Objective:
The records are to be restated in their entirety, word for word.

Dataset rows:
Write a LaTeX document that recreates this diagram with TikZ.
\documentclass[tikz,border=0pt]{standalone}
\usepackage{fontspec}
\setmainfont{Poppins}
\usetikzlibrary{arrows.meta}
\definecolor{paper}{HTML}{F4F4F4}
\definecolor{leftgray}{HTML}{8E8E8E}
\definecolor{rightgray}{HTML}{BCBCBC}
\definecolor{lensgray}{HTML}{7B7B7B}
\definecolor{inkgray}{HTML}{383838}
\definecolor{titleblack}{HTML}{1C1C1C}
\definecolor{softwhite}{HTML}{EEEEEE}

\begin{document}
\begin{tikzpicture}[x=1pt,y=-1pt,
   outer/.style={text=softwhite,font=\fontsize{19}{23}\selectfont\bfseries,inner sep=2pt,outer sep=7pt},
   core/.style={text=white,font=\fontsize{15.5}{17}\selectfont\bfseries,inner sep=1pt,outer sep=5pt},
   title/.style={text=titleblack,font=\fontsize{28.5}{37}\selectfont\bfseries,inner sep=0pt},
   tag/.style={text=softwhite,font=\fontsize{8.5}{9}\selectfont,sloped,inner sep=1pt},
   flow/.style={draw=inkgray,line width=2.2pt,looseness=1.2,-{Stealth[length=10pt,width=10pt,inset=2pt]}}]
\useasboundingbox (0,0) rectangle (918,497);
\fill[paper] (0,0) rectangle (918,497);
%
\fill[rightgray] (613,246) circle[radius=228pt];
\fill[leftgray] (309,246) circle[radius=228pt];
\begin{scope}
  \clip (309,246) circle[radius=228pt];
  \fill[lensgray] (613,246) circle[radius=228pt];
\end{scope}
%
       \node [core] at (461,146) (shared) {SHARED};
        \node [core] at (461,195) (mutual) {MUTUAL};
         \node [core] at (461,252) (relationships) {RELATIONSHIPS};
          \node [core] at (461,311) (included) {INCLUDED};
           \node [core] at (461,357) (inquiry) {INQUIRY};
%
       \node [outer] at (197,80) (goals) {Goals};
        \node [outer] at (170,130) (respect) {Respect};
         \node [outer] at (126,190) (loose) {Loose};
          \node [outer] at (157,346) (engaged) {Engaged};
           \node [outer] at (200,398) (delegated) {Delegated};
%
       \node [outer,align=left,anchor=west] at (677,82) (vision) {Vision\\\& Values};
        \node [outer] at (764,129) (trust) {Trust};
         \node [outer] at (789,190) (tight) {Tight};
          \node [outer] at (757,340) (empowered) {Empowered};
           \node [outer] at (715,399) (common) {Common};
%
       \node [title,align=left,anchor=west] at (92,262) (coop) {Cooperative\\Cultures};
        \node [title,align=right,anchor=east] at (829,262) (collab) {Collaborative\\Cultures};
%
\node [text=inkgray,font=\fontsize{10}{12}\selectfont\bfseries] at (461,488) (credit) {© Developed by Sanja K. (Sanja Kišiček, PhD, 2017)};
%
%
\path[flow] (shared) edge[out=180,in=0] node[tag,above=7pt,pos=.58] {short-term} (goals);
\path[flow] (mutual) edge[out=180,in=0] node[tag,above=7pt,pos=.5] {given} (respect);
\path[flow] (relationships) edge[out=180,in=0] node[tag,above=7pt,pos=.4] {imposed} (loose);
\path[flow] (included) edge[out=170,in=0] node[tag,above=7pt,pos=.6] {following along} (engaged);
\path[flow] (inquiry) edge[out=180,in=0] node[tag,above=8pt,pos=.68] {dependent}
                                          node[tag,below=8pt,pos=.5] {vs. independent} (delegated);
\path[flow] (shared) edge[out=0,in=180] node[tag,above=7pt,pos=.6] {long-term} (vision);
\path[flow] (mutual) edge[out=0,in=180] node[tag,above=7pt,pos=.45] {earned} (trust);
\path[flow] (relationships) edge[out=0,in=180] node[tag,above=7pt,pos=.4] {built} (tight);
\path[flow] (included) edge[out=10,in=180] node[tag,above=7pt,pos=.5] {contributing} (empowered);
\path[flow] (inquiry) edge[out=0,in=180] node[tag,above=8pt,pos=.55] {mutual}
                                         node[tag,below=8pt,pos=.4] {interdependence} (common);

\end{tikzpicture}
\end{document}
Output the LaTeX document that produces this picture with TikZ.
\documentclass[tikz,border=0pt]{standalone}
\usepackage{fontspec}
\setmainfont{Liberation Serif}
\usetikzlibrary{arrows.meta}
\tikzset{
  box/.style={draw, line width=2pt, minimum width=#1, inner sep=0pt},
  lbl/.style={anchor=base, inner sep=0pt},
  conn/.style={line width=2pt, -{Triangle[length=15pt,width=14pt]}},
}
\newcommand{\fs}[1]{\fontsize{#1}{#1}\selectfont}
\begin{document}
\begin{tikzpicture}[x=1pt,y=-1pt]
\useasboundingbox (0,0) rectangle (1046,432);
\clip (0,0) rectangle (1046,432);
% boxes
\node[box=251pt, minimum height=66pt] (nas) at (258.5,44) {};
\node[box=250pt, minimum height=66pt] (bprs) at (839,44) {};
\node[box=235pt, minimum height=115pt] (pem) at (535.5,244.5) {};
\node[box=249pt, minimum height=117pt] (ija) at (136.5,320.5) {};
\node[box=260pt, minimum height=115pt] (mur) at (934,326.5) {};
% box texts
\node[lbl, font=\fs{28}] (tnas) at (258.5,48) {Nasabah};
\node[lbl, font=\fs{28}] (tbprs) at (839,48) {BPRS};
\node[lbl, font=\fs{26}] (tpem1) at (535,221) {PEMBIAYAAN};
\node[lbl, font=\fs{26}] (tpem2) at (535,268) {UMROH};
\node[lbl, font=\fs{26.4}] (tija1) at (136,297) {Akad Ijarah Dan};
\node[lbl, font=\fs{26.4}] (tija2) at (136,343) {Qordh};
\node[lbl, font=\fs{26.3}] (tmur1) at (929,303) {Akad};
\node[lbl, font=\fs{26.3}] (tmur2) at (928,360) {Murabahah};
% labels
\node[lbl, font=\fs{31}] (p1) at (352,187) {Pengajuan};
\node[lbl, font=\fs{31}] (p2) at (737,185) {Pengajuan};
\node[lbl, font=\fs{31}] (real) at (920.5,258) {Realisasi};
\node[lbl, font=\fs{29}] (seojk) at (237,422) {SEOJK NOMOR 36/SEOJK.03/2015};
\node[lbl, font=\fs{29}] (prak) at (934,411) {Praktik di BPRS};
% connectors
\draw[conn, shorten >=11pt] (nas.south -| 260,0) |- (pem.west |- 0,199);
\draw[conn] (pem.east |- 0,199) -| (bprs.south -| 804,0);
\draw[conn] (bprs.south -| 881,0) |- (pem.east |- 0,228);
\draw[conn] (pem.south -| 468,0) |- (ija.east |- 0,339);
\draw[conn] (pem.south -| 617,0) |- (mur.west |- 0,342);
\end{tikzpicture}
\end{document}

Task result:
Write a LaTeX document that recreates this diagram with TikZ.
\documentclass[tikz,border=0pt]{standalone}
\usepackage{fontspec}
\setmainfont{Poppins}
\usetikzlibrary{arrows.meta}
\definecolor{paper}{HTML}{F4F4F4}
\definecolor{leftgray}{HTML}{8E8E8E}
\definecolor{rightgray}{HTML}{BCBCBC}
\definecolor{lensgray}{HTML}{7B7B7B}
\definecolor{inkgray}{HTML}{383838}
\definecolor{titleblack}{HTML}{1C1C1C}
\definecolor{softwhite}{HTML}{EEEEEE}

\begin{document}
\begin{tikzpicture}[x=1pt,y=-1pt,
   outer/.style={text=softwhite,font=\fontsize{19}{23}\selectfont\bfseries,inner sep=2pt,outer sep=7pt},
   core/.style={text=white,font=\fontsize{15.5}{17}\selectfont\bfseries,inner sep=1pt,outer sep=5pt},
   title/.style={text=titleblack,font=\fontsize{28.5}{37}\selectfont\bfseries,inner sep=0pt},
   tag/.style={text=softwhite,font=\fontsize{8.5}{9}\selectfont,sloped,inner sep=1pt},
   flow/.style={draw=inkgray,line width=2.2pt,looseness=1.2,-{Stealth[length=10pt,width=10pt,inset=2pt]}}]
\useasboundingbox (0,0) rectangle (918,497);
\fill[paper] (0,0) rectangle (918,497);
%
\fill[rightgray] (613,246) circle[radius=228pt];
\fill[leftgray] (309,246) circle[radius=228pt];
\begin{scope}
  \clip (309,246) circle[radius=228pt];
  \fill[lensgray] (613,246) circle[radius=228pt];
\end{scope}
%
       \node [core] at (461,146) (shared) {SHARED};
        \node [core] at (461,195) (mutual) {MUTUAL};
         \node [core] at (461,252) (relationships) {RELATIONSHIPS};
          \node [core] at (461,311) (included) {INCLUDED};
           \node [core] at (461,357) (inquiry) {INQUIRY};
%
       \node [outer] at (197,80) (goals) {Goals};
        \node [outer] at (170,130) (respect) {Respect};
         \node [outer] at (126,190) (loose) {Loose};
          \node [outer] at (157,346) (engaged) {Engaged};
           \node [outer] at (200,398) (delegated) {Delegated};
%
       \node [outer,align=left,anchor=west] at (677,82) (vision) {Vision\\\& Values};
        \node [outer] at (764,129) (trust) {Trust};
         \node [outer] at (789,190) (tight) {Tight};
          \node [outer] at (757,340) (empowered) {Empowered};
           \node [outer] at (715,399) (common) {Common};
%
       \node [title,align=left,anchor=west] at (92,262) (coop) {Cooperative\\Cultures};
        \node [title,align=right,anchor=east] at (829,262) (collab) {Collaborative\\Cultures};
%
\node [text=inkgray,font=\fontsize{10}{12}\selectfont\bfseries] at (461,488) (credit) {© Developed by Sanja K. (Sanja Kišiček, PhD, 2017)};
%
%
\path[flow] (shared) edge[out=180,in=0] node[tag,above=7pt,pos=.58] {short-term} (goals);
\path[flow] (mutual) edge[out=180,in=0] node[tag,above=7pt,pos=.5] {given} (respect);
\path[flow] (relationships) edge[out=180,in=0] node[tag,above=7pt,pos=.4] {imposed} (loose);
\path[flow] (included) edge[out=170,in=0] node[tag,above=7pt,pos=.6] {following along} (engaged);
\path[flow] (inquiry) edge[out=180,in=0] node[tag,above=8pt,pos=.68] {dependent}
                                          node[tag,below=8pt,pos=.5] {vs. independent} (delegated);
\path[flow] (shared) edge[out=0,in=180] node[tag,above=7pt,pos=.6] {long-term} (vision);
\path[flow] (mutual) edge[out=0,in=180] node[tag,above=7pt,pos=.45] {earned} (trust);
\path[flow] (relationships) edge[out=0,in=180] node[tag,above=7pt,pos=.4] {built} (tight);
\path[flow] (included) edge[out=10,in=180] node[tag,above=7pt,pos=.5] {contributing} (empowered);
\path[flow] (inquiry) edge[out=0,in=180] node[tag,above=8pt,pos=.55] {mutual}
                                         node[tag,below=8pt,pos=.4] {interdependence} (common);

\end{tikzpicture}
\end{document}
Output the LaTeX document that produces this picture with TikZ.
\documentclass[tikz,border=0pt]{standalone}
\usepackage{fontspec}
\setmainfont{Liberation Serif}
\usetikzlibrary{arrows.meta}
\tikzset{
  box/.style={draw, line width=2pt, minimum width=#1, inner sep=0pt},
  lbl/.style={anchor=base, inner sep=0pt},
  conn/.style={line width=2pt, -{Triangle[length=15pt,width=14pt]}},
}
\newcommand{\fs}[1]{\fontsize{#1}{#1}\selectfont}
\begin{document}
\begin{tikzpicture}[x=1pt,y=-1pt]
\useasboundingbox (0,0) rectangle (1046,432);
\clip (0,0) rectangle (1046,432);
% boxes
\node[box=251pt, minimum height=66pt] (nas) at (258.5,44) {};
\node[box=250pt, minimum height=66pt] (bprs) at (839,44) {};
\node[box=235pt, minimum height=115pt] (pem) at (535.5,244.5) {};
\node[box=249pt, minimum height=117pt] (ija) at (136.5,320.5) {};
\node[box=260pt, minimum height=115pt] (mur) at (934,326.5) {};
% box texts
\node[lbl, font=\fs{28}] (tnas) at (258.5,48) {Nasabah};
\node[lbl, font=\fs{28}] (tbprs) at (839,48) {BPRS};
\node[lbl, font=\fs{26}] (tpem1) at (535,221) {PEMBIAYAAN};
\node[lbl, font=\fs{26}] (tpem2) at (535,268) {UMROH};
\node[lbl, font=\fs{26.4}] (tija1) at (136,297) {Akad Ijarah Dan};
\node[lbl, font=\fs{26.4}] (tija2) at (136,343) {Qordh};
\node[lbl, font=\fs{26.3}] (tmur1) at (929,303) {Akad};
\node[lbl, font=\fs{26.3}] (tmur2) at (928,360) {Murabahah};
% labels
\node[lbl, font=\fs{31}] (p1) at (352,187) {Pengajuan};
\node[lbl, font=\fs{31}] (p2) at (737,185) {Pengajuan};
\node[lbl, font=\fs{31}] (real) at (920.5,258) {Realisasi};
\node[lbl, font=\fs{29}] (seojk) at (237,422) {SEOJK NOMOR 36/SEOJK.03/2015};
\node[lbl, font=\fs{29}] (prak) at (934,411) {Praktik di BPRS};
% connectors
\draw[conn, shorten >=11pt] (nas.south -| 260,0) |- (pem.west |- 0,199);
\draw[conn] (pem.east |- 0,199) -| (bprs.south -| 804,0);
\draw[conn] (bprs.south -| 881,0) |- (pem.east |- 0,228);
\draw[conn] (pem.south -| 468,0) |- (ija.east |- 0,339);
\draw[conn] (pem.south -| 617,0) |- (mur.west |- 0,342);
\end{tikzpicture}
\end{document}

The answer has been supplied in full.